Just going to list the numbers here since there might be some confusion/misunderstanding.
Number of SMs of each full chip and how much more SMs the larger chip (left) has over the smaller (right).
AD102 - 144. AD103 - 84. =71% more.
GA102 - 84. GA104 - 48. =75%.
GA102 - 84. GA103 - 60. =40%.
TU102 - 72. TU104 - 48. =50%.
GP102 - 30. GP104 - 20. =50%.
GM202 - 24. GM204 - 16. =50%.
GK110 - 15. GK104 - 8. =87.5%.
GF100/110 - 512. GF104 - 384. 50%. I used FP32 Shaders here, as the FP32 per SM is not uniform for Fermi.
Well, yeah, the point here is likely that AD102 turned out to be better than expected which created a bigger gap between it and the chip below it in the stack forcing to clock this chip out of its best efficiency range.
Units wise though the differences between all top end and the next to it chips in Nvidia lineups are fairly the same, the only kinda recent exception here was with GK104 vs GK110.
I also kinda wonder if N5 pricing makes it impossible for Nvidia to use AD102 for a 4080 product like they did with GA102 on 8N.
There has been different messaging regarding this from what I understand. It's partially that it was viably but not ideal for Nvidia that they cutdown GA102 as much as they did for RTX 3080. As well as that 8N yields were such that it made sense to offer a GA102 config cut down that much to to preserve overall yields.
With ADA and TSMC it could similarly be both. Cutting down AD102 any further is effectively just throwing away essentially too many transistors that are otherwise viable, as actual yields are relatively good. Combined with that the cost profile means you need to sell it above a certain point to sense.
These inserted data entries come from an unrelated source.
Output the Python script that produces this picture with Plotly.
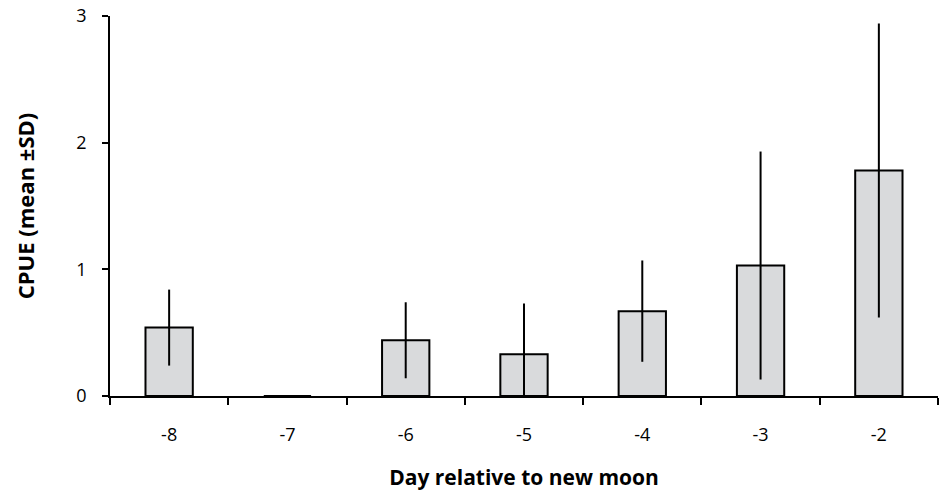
import plotly.graph_objects as go

days = ["-8", "-7", "-6", "-5", "-4", "-3", "-2"]
cpue_mean = [0.54, 0.0, 0.44, 0.33, 0.67, 1.03, 1.78]
cpue_sd = [0.30, 0.0, 0.30, 0.40, 0.40, 0.90, 1.16]
y_ticks = [0, 1, 2, 3]

FONT = "Open Sans, Noto Sans, DejaVu Sans, sans-serif"

fig = go.Figure()
fig.add_trace(go.Bar(
    x=days, y=cpue_mean,
    marker=dict(color="#d9dadc", line=dict(color="black", width=2)),
    error_y=dict(type="data", array=cpue_sd, visible=True, color="black",
                 thickness=2, width=0),
    showlegend=False,
))

fig.update_layout(
    width=941, height=492,
    margin=dict(l=110, r=3, t=16, b=96),
    plot_bgcolor="white", paper_bgcolor="white",
    bargap=0.6,
    font=dict(family=FONT, size=18, color="black"),
    xaxis=dict(
        type="category",
        showline=True, linecolor="black", linewidth=1.5,
        ticks="outside", tickson="boundaries", ticklen=7, tickwidth=1.5,
        tickcolor="black", showgrid=False,
        tickfont=dict(size=18), ticklabelstandoff=22,
        title=dict(text="<b>Day relative to new moon</b>", font=dict(size=21), standoff=25),
    ),
    yaxis=dict(
        range=[0, 3], tickvals=y_ticks,
        showline=True, linecolor="black", linewidth=1.5,
        ticks="outside", ticklen=6, tickwidth=1.5, tickcolor="black",
        showgrid=False, zeroline=False,
        tickfont=dict(size=18), ticklabelstandoff=12,
        title=dict(text="<b>CPUE (mean ±SD)</b>", font=dict(size=22), standoff=36),
    ),
)

fig.write_html(
    "out.html",
    config={"displayModeBar": False},
    post_script="document.body.style.margin='0px';document.body.style.overflow='hidden';",
)
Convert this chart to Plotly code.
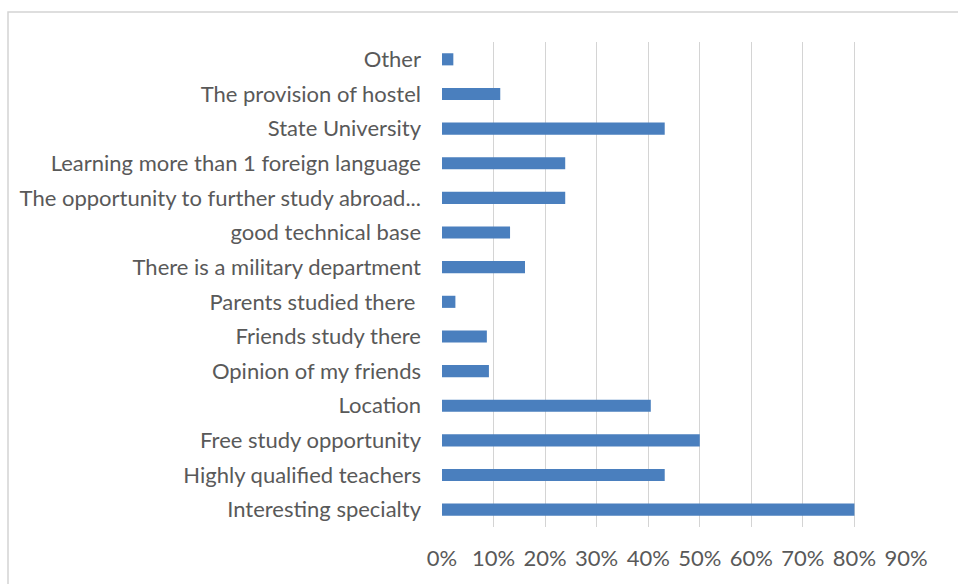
import plotly.graph_objects as go

categories = [
    "Interesting specialty",
    "Highly qualified teachers",
    "Free study opportunity",
    "Location",
    "Opinion of my friends",
    "Friends study there",
    "Parents studied there\u00a0",
    "There is a military department",
    "good technical base",
    "The opportunity to further study abroad...",
    "Learning more than 1 foreign language",
    "State University",
    "The provision of hostel",
    "Other",
]
values = [0.80, 0.432, 0.50, 0.405, 0.091, 0.087, 0.026, 0.161, 0.132, 0.239, 0.239, 0.432, 0.113, 0.022]
x_ticks = [0, 0.1, 0.2, 0.3, 0.4, 0.5, 0.6, 0.7, 0.8, 0.9]
x_tick_labels = ["0%", "10%", "20%", "30%", "40%", "50%", "60%", "70%", "80%", "90%"]

FONT = "Lato"
TXT = "#595959"
GRID = "#d4d4d4"

fig = go.Figure(
    go.Bar(
        x=values,
        y=categories,
        orientation="h",
        marker=dict(color="#4a7fbe", line=dict(width=0)),
        hoverinfo="x+y",
    )
)

L, R, T, B = 442, 52, 42, 57
W, H = 958, 584
pw, ph = W - L - R, H - T - B

fig.update_layout(
    width=W,
    height=H,
    margin=dict(l=L, r=R, t=T, b=B, pad=0),
    paper_bgcolor="white",
    plot_bgcolor="white",
    bargap=0.65,
    showlegend=False,
    font=dict(family=FONT, size=22, color=TXT),
    xaxis=dict(
        range=[0, 0.9],
        tickvals=x_ticks,
        ticktext=x_tick_labels,
        showgrid=True,
        gridcolor=GRID,
        gridwidth=1.2,
        zeroline=False,
        showline=False,
        ticks="",
        ticklabelstandoff=16,
        tickfont=dict(family=FONT, size=22, color=TXT),
        fixedrange=True,
    ),
    yaxis=dict(
        type="category",
        categoryorder="array",
        categoryarray=categories,
        range=[-0.5, len(categories) - 0.5],
        showgrid=False,
        zeroline=False,
        showline=False,
        ticks="",
        ticklabelstandoff=20,
        tickfont=dict(family=FONT, size=22, color=TXT),
        fixedrange=True,
    ),
    shapes=[
        dict(
            type="rect",
            xref="paper",
            yref="paper",
            x0=(8 - L) / pw,
            x1=(W + 10 - L) / pw,
            y0=-(B + 10) / ph,
            y1=(H - B - 12) / ph,
            line=dict(color=GRID, width=1.5),
            fillcolor="rgba(0,0,0,0)",
            layer="below",
        )
    ],
)

fig.write_html("out.html")
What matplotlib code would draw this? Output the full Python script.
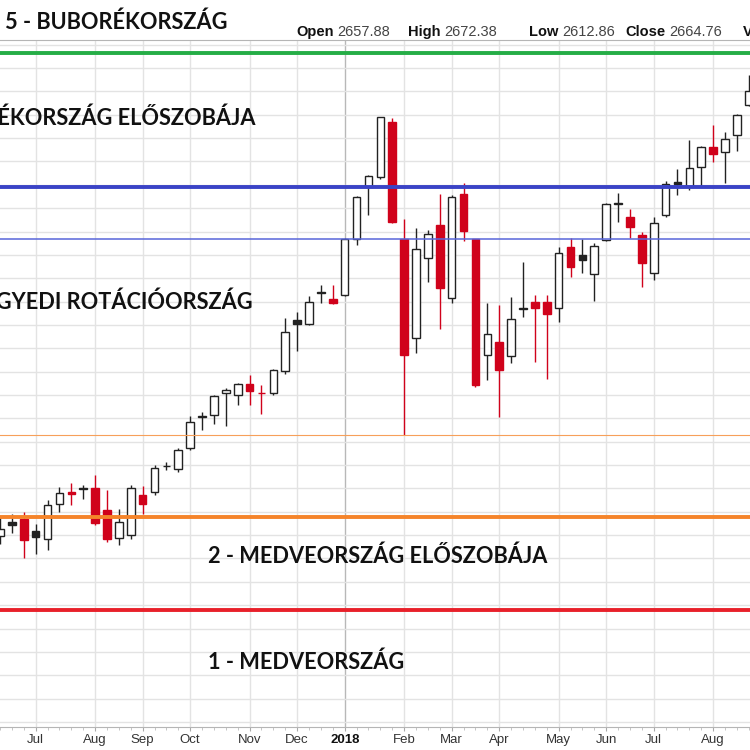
import numpy as np
import pandas as pd
import matplotlib
matplotlib.use('Agg')
import matplotlib.pyplot as plt

#---------------------------
# weekly candles (week starting on Monday)
first_week = '2017-06-12'

opens = [2424, 2439, 2442, 2429, 2421, 2458, 2471, 2475,
         2475, 2452, 2422, 2425, 2468, 2471, 2498.5, 2496,
         2518, 2551, 2553.6, 2577, 2575, 2586.4, 2577.5, 2577.4, 2600.7,
         2655.2, 2651, 2685, 2677.4,
         2682, 2741.6, 2798, 2808.6, 2866.9,
         2741.6, 2635.6, 2721.3, 2756.9,
         2678.5, 2789.8, 2741.6, 2617.8,
         2632, 2616.7, 2667.5, 2674.8, 2674.8,
         2667.8, 2733.7, 2724.8, 2704.2,
         2740.9, 2780.5, 2765.8, 2746.2,
         2705.2, 2767.6, 2803.5, 2798.7, 2819.3,
         2840.1, 2835.4, 2853.3, 2885.4]

highs = [2446, 2448, 2450, 2437, 2463, 2477, 2481, 2478.5,
         2489, 2473, 2453, 2479, 2478, 2500, 2503, 2518,
         2552, 2557, 2575, 2582, 2588, 2596.4, 2585.7, 2603, 2657,
         2663.5, 2681, 2692.7, 2692.7,
         2743, 2787.5, 2810, 2872.9, 2871,
         2763, 2753.4, 2752, 2790,
         2789, 2802.2, 2741.6, 2673.1,
         2671.3, 2679.5, 2717.7, 2682, 2682,
         2733.7, 2742.7, 2741.6, 2738,
         2781, 2790.9, 2773.7, 2750,
         2765.2, 2804.4, 2816.6, 2847.9, 2842,
         2864, 2856.8, 2876, 2917.5]

lows = [2416, 2427, 2401, 2405, 2409, 2450, 2457, 2463.5,
        2436, 2418, 2414, 2421, 2448, 2468, 2495, 2493,
        2516, 2538, 2544, 2542, 2564, 2564.3, 2554.6, 2575, 2597,
        2622.4, 2650, 2673.8, 2672,
        2681, 2735.5, 2767.6, 2806, 2759,
        2532.7, 2620.2, 2696.3, 2645.3,
        2673.8, 2740.1, 2584, 2591,
        2551.7, 2609.5, 2658.8, 2610.6, 2591.8,
        2653.4, 2701, 2705.9, 2675.9,
        2740, 2760.5, 2742.7, 2690.3,
        2698.1, 2765, 2789, 2794.4, 2798.7,
        2824.7, 2801.6, 2836, 2884]

closes = [2431.5, 2436, 2420, 2423, 2457, 2470, 2469, 2474,
          2438, 2421, 2439.5, 2475, 2458, 2497, 2499.5, 2516,
          2546.5, 2552, 2574, 2580, 2586.4, 2579.6, 2576.8, 2601.7, 2642,
          2651, 2674.8, 2684, 2673.1,
          2741.6, 2787.2, 2809.7, 2872.9, 2760.5,
          2617.8, 2730.9, 2747.3, 2689.2,
          2787.2, 2750.8, 2585.7, 2640.3,
          2601.7, 2656, 2668.4, 2667.8, 2661.7,
          2727.3, 2711.7, 2719.5, 2734.5,
          2779.1, 2779.4, 2755.1, 2716.6,
          2759.4, 2800.5, 2800.8, 2817.6, 2840.1,
          2833, 2849.2, 2874.7, 2900.7]

# zone boundaries (price levels)
zone_levels = [2941, 2797.5, 2742, 2532.7, 2444.5, 2345]

zone_names = ['5 - BUBORÉKORSZÁG',
              '4 - BUBORÉKORSZÁG ELŐSZOBÁJA',
              '3 - EGYEDI ROTÁCIÓORSZÁG',
              '2 - MEDVEORSZÁG ELŐSZOBÁJA',
              '1 - MEDVEORSZÁG']

header_names = ['Open', 'High', 'Low', 'Close', 'V']
header_values = ['2657.88', '2672.38', '2612.86', '2664.76', '']

month_labels = ['Jul', 'Aug', 'Sep', 'Oct', 'Nov', 'Dec', '2018',
                'Feb', 'Mar', 'Apr', 'May', 'Jun', 'Jul', 'Aug', 'Sep']
#---------------------------

plt.rcParams['font.family'] = ['Liberation Sans', 'DejaVu Sans']

W = 750.0
fig = plt.figure(figsize=(7.5, 7.5), dpi=100)
ax = fig.add_axes([0, 23 / W, 1, 687 / W])

o = np.array(opens)
h = np.array(highs)
l = np.array(lows)
c = np.array(closes)

# x axis counts weeks from the week of 2017-07-03
weeks = pd.date_range(first_week, periods=len(c), freq='7D')
origin = pd.Timestamp('2017-07-03')
x = (weeks - origin).days / 7.0

prev = np.r_[c[0], c[:-1]]
red = c < prev
filled = c < o

BLACK = '#222222'
RED = '#d0021b'
col = np.where(red, RED, BLACK)
face = np.where(filled, col, 'white')

# wicks then bodies
ax.vlines(x, l, h, colors=col, lw=1.0, zorder=2)
ax.bar(x, np.maximum(np.abs(c - o), 0.8), bottom=np.minimum(o, c), width=0.64,
       color=face, edgecolor=col, linewidth=1.0, zorder=3)

# zone lines
line_colors = ['#25ad46', '#3a43c6', '#5866da', '#f7a05a', '#f5842a', '#e8202a']
line_widths = [2.8, 2.8, 1.1, 0.8, 2.8, 2.8]
for lev, lc, lw in zip(zone_levels, line_colors, line_widths):
    ax.axhline(lev, color=lc, lw=lw, zorder=5)

# axes limits: 0 px -> -33/11.93
ax.set_xlim(-33 / 11.93, (W - 33) / 11.93)
ax.set_ylim(2219.6, 2955.0)

# month ticks at the first weekly bar of each month
month_starts = pd.date_range('2017-07-01', periods=len(month_labels), freq='MS')
mondays = [pd.offsets.Week(weekday=0).rollforward(d) for d in month_starts]
month_pos = np.array([(m - origin).days / 7.0 for m in mondays])

inside = month_pos <= ax.get_xlim()[1]
ax.set_xticks(month_pos[inside])
ax.set_xticklabels([m for m, k in zip(month_labels, inside) if k])
ax.set_xticks(x, minor=True)
ax.set_yticks(np.arange(2225, 2951, 25))

ax.tick_params(axis='y', left=False, labelleft=False)
ax.tick_params(axis='x', which='major', length=3, color='#aaaaaa', pad=2,
               labelsize=9.5, labelcolor='#333333')
ax.tick_params(axis='x', which='minor', length=2, color='#bbbbbb')

ax.grid(True, color='#e3e3e3', lw=1.0)
ax.set_axisbelow(True)
ax.get_xgridlines()[6].set_color('#b8b8b8')
lab2018 = ax.get_xticklabels()[6]
lab2018.set_fontweight('bold')
lab2018.set_color('#111111')

for s in ['left', 'right']:
    ax.spines[s].set_visible(False)
for s in ['top', 'bottom']:
    ax.spines[s].set_color('#b5b5b5')

# month label just past the right edge (only its first letter shows)
for pos, lab in zip(month_pos[~inside], np.array(month_labels)[~inside]):
    ax.annotate(lab, xy=(pos, 0), xycoords=('data', 'axes fraction'),
                xytext=(0, -5), textcoords='offset points', ha='center', va='top',
                fontsize=9.5, color='#333333', annotation_clip=False)

# zone texts
zfont = dict(family=['Lato', 'DejaVu Sans'], fontweight='bold', fontsize=15.7,
             color='#111111', va='center')
fig.text(5 / W, 1 - 22 / W, zone_names[0], ha='left', **zfont)
fig.text(255 / W, 1 - 118 / W, zone_names[1], ha='right', **zfont)
fig.text(253 / W, 1 - 302 / W, zone_names[2], ha='right', **zfont)
fig.text(208 / W, 1 - 556 / W, zone_names[3], ha='left', **zfont)
fig.text(208 / W, 1 - 662 / W, zone_names[4], ha='left', **zfont)

# OHLC header line: bold name, then the value right after it
rend = fig.canvas.get_renderer()
group_x = [296, 408, 529, 625, 743]
for nm, vl, gx in zip(header_names, header_values, group_x):
    t = fig.text(gx / W, 1 - 32 / W, nm, ha='left', va='center', fontsize=10.5,
                 fontweight='bold', color='#111111')
    if vl:
        x1 = t.get_window_extent(renderer=rend).x1
        fig.text((x1 + 4) / W, 1 - 32 / W, vl, ha='left', va='center',
                 fontsize=10.5, color='#444444')

fig.savefig('out.png', dpi=100)
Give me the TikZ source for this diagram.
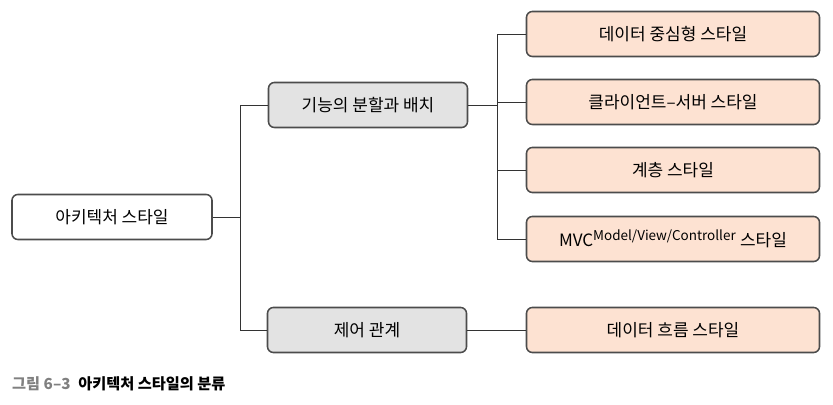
\documentclass[tikz,border=0pt]{standalone}
\usepackage{fontspec}
\setmainfont{Noto Sans CJK KR}
\definecolor{peach}{RGB}{253,226,210}
\begin{document}
\begin{tikzpicture}[x=0.03cm,y=-0.03cm,
 box/.style={draw=black!70,line width=1.3pt,rounded corners=5pt,minimum height=45*0.03cm,inner sep=0pt,font=\fontsize{14.5}{16}\selectfont},
 root/.style={box,fill=white,minimum width=200*0.03cm},
 mid/.style={box,fill=black!11,minimum width=199*0.03cm},
 leaf/.style={box,fill=peach,minimum width=293*0.03cm},
 ln/.style={draw=black!80,line width=0.8pt}]
\useasboundingbox (0,0) rectangle (833,405);
\node[root] (r) at (112,217) {아키텍처 스타일};
\node[mid] (m1) at (368,105) {기능의 분할과 배치};
\node[mid] (m2) at (367,330) {제어 관계};
\node[leaf] (l1) at (673,34) {데이터 중심형 스타일};
\node[leaf] (l2) at (673,102) {클라이언트–서버 스타일};
\node[leaf] (l3) at (673,170) {계층 스타일};
\node[leaf] (l4) at (673,239) {MVC\textsuperscript{\fontsize{11.5}{13}\selectfont Model/View/Controller} 스타일};
\node[leaf] (l5) at (673,330) {데이터 흐름 스타일};
\coordinate (a) at (240,217);
\coordinate (b) at (497,105);
\draw[ln] (r.east) -- (a);
\draw[ln] (a) |- (m1.west);
\draw[ln] (a) |- (m2.west);
\draw[ln] (m1.east) -- (b);
\foreach \n in {l1,l2,l3,l4} \draw[ln] (b) |- (\n.west);
\draw[ln] (m2.east) -- (l5.west);
\node[anchor=west,font=\fontsize{13}{15}\selectfont\bfseries,inner sep=0pt] (cap) at (12,384) {\textcolor{black!50}{그림 6–3}\enspace 아키텍처 스타일의 분류};
\end{tikzpicture}
\end{document}
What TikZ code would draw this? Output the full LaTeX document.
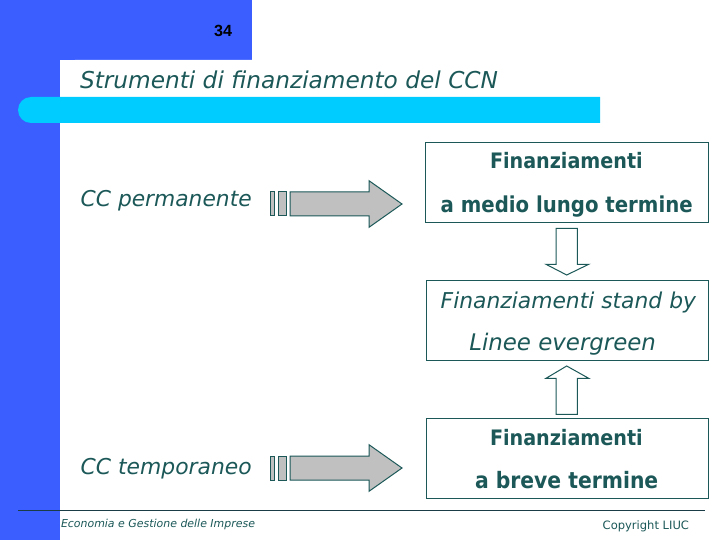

A 116 SM AD102 would mathematically at least be the same cut ratio as that of RTX 3080 with GA102. But if the yield rate for 116 SM vs. the 128 SM rumor is actually that much better, you actually aren't gaining much on the cost side to use that as a significantly cheaper config. It could be that 128 SM out of 144 is already in that fairly optimal yield zone.
The other factor here is they were able to save costs by offering RTX 3080 with only 10GB VRAM to fit into that $700 price point. While now in 2022 with where every other product sits even 12GB would look out of place. So they have to at least double up memory this time. Not to mention the issue in that if they are going GDDR6 18Gbps, are there even 1GB chips at that speed?
There would also be a market segmentation issue beyond just actual costs. RTX 3080 10GB $700 and RTX 3090 24GB $1500 at least had VRAM mostly as a big difference to segment them. But a 128 SM RTX 4080 20GB at $700 and say even 144 SM RTX 4090 at $1500 would look even more frivolous for the latter, with almost no practical VRAM difference and an even smaller perf diff. Which means you'd be essentially losing out (on the business side) from both ends (less margin and/or sales for the 4090).